Le rappel du coup d’Etat n’a donc que l’intérêt de justifier la répression continue et continuelle, les arrestations d’élus et leurs destitution, les possibles interdiction du HDP, les persécution des intellectuellEs, le maintien en prison du philanthrope Osman Kavala et de Selahattin Demirtaş, entre autres… Cela devient une sorte d’arrière fond “juridique”, que reconnaissent d’ailleurs les Etats européens en parlant de “souveraineté de la lutte contre le terrorisme”. Cette façon diplomatique de ne pas irriter la Turquie, digue contre l’immigration tourne au grotesque. Ces mêmes états enverront-ils des représentants diplomatiques aux commémorations ?
Personne bien sûr ne peux nier que depuis ce “coup manqué”, la répression et les purges se sont succédées en vague. Mais si ce coup d’état manqué n’avait pas existé, il aurait fallu l’inventer. Les actions fascisantes du régime n’en sont pas les simples conséquences.
Kedistan est en quelque sorte né de la volonté d’informer hors de Turquie, dans un premier temps sur le “Printemps de Turquie”, les événements de Gezi, mais surtout ensuite, pour dénoncer ces crimes de guerre de 2015 et 2016, leurs prolongements dans la guerre en Syrie, et soutenir tant que faire se peut celles et ceux, impliqués, qui résistaient, voire, comme au Rojava, tentaient de construire une autonomie démocratique, en plein conflits.
Il est impossible de résumer ces dernières années, et surtout de les rattacher à une simple date magique.
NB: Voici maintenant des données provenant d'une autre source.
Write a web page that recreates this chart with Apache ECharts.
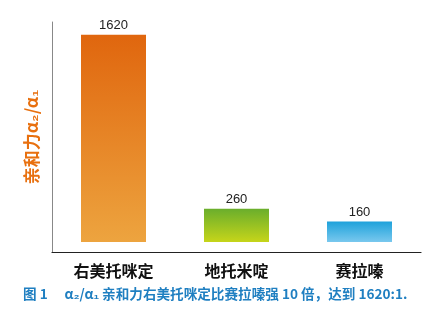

Le Moyen-Orient, qui ébranle tant l’Europe, par nombre d’aspects et de conflits, d’interactions, mérite qu’on aille au delà d’images choc ou de la simple description factuelle quotidienne des crimes qui s’y déroulent, en litanie. Il mérite mieux aussi que les éternelles caricatures autour d’un calendrier.
J’ai tenté là, à grands traits et beaucoup d’impasses, de faire ce pas de plus, un 15 juillet.